**EXERCISE**
Below is a listing. Quote from it, exactly, the lines from the one containing "What Apache ECharts" down to the one containing "var cityNames = ['伯明翰', '曼彻斯特', '利物浦'];", both ends included, and nothing else.

**RECORDS SHOWN**
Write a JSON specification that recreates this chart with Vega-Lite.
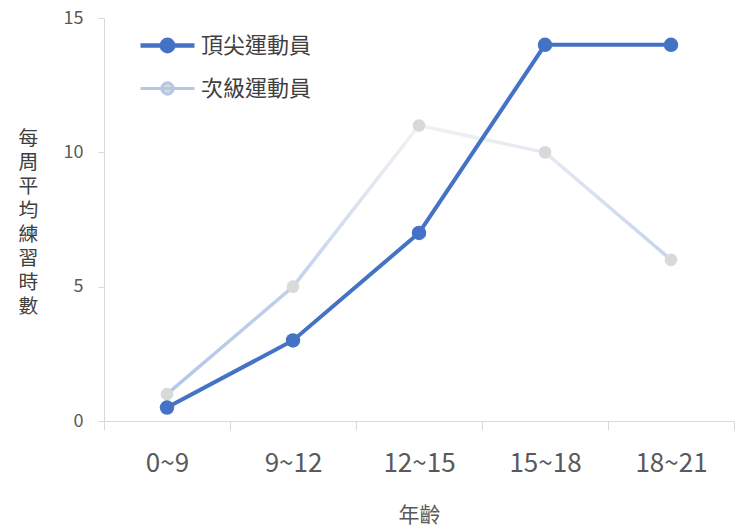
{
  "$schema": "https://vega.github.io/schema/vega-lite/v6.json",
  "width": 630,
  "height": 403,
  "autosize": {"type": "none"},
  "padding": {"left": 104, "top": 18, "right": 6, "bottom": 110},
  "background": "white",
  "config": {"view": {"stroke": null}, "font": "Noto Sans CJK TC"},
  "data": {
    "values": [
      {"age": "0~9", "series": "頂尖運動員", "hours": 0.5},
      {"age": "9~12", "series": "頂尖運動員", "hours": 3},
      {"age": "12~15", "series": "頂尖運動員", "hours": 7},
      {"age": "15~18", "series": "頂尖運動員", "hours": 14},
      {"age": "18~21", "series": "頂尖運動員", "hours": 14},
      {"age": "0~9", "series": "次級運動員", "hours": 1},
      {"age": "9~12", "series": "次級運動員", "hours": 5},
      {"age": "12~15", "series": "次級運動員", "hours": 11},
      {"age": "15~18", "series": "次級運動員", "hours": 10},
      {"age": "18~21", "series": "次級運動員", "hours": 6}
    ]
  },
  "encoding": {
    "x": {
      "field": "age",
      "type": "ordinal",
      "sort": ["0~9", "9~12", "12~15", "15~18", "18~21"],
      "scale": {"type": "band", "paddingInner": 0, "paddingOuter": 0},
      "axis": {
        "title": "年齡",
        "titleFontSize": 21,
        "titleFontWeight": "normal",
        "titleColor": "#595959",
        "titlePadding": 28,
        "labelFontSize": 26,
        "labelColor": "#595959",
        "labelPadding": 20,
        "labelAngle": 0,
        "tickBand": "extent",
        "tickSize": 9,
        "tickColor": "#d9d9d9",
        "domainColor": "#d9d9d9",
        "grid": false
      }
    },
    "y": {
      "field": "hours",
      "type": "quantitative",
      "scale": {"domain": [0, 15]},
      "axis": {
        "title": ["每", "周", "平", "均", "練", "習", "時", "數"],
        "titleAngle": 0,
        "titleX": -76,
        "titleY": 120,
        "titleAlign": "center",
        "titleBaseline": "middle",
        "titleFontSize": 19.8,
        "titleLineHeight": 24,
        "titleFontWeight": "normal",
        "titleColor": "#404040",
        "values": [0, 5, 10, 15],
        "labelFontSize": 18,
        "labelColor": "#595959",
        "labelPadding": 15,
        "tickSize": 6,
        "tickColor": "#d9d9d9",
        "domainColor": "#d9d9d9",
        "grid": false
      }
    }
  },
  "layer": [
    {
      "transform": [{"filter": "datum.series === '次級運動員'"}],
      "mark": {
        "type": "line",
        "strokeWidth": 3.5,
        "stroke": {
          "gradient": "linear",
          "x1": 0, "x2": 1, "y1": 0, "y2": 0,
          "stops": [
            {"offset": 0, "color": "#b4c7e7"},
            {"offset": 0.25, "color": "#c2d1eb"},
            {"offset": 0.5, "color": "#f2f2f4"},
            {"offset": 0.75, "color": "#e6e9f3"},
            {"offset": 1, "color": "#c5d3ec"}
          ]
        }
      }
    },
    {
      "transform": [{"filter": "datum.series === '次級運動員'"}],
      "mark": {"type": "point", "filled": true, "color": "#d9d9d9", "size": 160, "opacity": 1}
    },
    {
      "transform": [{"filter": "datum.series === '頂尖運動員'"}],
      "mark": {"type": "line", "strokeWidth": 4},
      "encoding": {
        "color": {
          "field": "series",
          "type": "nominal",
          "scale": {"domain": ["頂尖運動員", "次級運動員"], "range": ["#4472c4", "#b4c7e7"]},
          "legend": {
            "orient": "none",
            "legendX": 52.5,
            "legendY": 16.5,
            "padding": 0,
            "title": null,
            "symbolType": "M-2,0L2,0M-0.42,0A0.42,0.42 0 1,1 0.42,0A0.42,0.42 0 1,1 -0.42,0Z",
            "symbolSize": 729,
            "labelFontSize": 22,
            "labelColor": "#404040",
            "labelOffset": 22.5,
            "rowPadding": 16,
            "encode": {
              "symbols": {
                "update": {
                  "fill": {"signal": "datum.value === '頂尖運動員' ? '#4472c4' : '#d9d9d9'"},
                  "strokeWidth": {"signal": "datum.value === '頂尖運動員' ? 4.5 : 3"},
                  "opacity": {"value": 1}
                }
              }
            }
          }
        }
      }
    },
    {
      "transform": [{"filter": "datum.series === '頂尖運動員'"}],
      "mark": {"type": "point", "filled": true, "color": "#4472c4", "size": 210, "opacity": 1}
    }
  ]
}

...

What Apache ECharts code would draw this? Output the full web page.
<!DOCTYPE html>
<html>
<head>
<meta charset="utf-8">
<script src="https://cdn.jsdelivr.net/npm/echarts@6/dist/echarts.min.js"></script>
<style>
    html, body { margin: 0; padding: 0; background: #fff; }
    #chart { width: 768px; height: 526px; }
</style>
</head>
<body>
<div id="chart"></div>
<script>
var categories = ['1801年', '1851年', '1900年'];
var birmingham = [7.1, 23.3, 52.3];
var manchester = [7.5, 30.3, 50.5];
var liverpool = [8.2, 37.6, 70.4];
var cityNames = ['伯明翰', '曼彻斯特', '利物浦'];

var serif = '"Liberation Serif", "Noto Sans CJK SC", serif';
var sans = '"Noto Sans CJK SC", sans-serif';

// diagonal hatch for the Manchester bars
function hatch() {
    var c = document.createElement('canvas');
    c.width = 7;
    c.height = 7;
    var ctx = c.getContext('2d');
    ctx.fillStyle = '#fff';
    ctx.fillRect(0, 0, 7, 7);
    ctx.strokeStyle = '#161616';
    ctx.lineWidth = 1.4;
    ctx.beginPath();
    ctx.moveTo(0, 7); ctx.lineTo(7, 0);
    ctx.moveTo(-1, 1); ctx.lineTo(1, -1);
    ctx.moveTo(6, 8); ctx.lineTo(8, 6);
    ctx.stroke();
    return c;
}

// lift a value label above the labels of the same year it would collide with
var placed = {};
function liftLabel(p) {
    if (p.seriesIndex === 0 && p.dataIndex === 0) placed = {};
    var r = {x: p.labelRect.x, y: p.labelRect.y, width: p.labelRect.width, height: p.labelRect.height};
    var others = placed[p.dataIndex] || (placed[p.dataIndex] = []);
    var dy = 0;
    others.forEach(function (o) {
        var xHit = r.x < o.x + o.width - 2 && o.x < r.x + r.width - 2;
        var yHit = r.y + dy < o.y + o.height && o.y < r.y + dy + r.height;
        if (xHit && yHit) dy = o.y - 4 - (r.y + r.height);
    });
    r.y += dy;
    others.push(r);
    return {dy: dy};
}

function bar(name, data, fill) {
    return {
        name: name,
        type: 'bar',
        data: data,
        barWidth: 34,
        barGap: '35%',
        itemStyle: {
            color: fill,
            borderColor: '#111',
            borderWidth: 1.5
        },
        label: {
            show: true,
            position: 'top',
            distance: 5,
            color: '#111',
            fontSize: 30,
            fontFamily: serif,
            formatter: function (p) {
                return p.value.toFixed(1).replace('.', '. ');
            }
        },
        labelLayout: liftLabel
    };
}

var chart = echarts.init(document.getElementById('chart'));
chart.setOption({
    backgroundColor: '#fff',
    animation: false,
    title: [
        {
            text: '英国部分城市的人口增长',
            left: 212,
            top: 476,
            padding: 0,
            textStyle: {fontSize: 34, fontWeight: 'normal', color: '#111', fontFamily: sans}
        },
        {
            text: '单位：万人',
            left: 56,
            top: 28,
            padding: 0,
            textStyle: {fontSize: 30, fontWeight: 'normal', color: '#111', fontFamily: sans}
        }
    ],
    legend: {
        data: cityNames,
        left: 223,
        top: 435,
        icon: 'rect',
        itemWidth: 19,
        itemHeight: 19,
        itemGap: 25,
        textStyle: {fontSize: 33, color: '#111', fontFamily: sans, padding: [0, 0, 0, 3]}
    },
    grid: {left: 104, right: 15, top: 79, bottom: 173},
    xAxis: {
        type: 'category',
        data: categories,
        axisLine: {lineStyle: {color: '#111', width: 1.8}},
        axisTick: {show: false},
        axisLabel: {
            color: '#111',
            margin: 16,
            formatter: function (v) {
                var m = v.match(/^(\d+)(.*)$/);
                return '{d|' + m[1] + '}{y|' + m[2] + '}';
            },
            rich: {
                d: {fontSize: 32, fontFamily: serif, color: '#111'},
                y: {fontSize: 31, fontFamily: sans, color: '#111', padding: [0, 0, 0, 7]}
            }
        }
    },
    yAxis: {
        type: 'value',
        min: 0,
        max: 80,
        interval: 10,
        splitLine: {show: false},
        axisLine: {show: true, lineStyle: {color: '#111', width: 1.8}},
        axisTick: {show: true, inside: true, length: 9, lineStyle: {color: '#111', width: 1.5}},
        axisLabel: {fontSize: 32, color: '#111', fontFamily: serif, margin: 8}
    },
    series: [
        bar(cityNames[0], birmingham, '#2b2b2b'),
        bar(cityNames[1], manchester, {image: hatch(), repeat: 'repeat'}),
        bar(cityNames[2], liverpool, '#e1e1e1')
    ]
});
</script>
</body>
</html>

**EXERCISE OUTPUT**
What Apache ECharts code would draw this? Output the full web page.
<!DOCTYPE html>
<html>
<head>
<meta charset="utf-8">
<script src="https://cdn.jsdelivr.net/npm/echarts@6/dist/echarts.min.js"></script>
<style>
    html, body { margin: 0; padding: 0; background: #fff; }
    #chart { width: 768px; height: 526px; }
</style>
</head>
<body>
<div id="chart"></div>
<script>
var categories = ['1801年', '1851年', '1900年'];
var birmingham = [7.1, 23.3, 52.3];
var manchester = [7.5, 30.3, 50.5];
var liverpool = [8.2, 37.6, 70.4];
var cityNames = ['伯明翰', '曼彻斯特', '利物浦'];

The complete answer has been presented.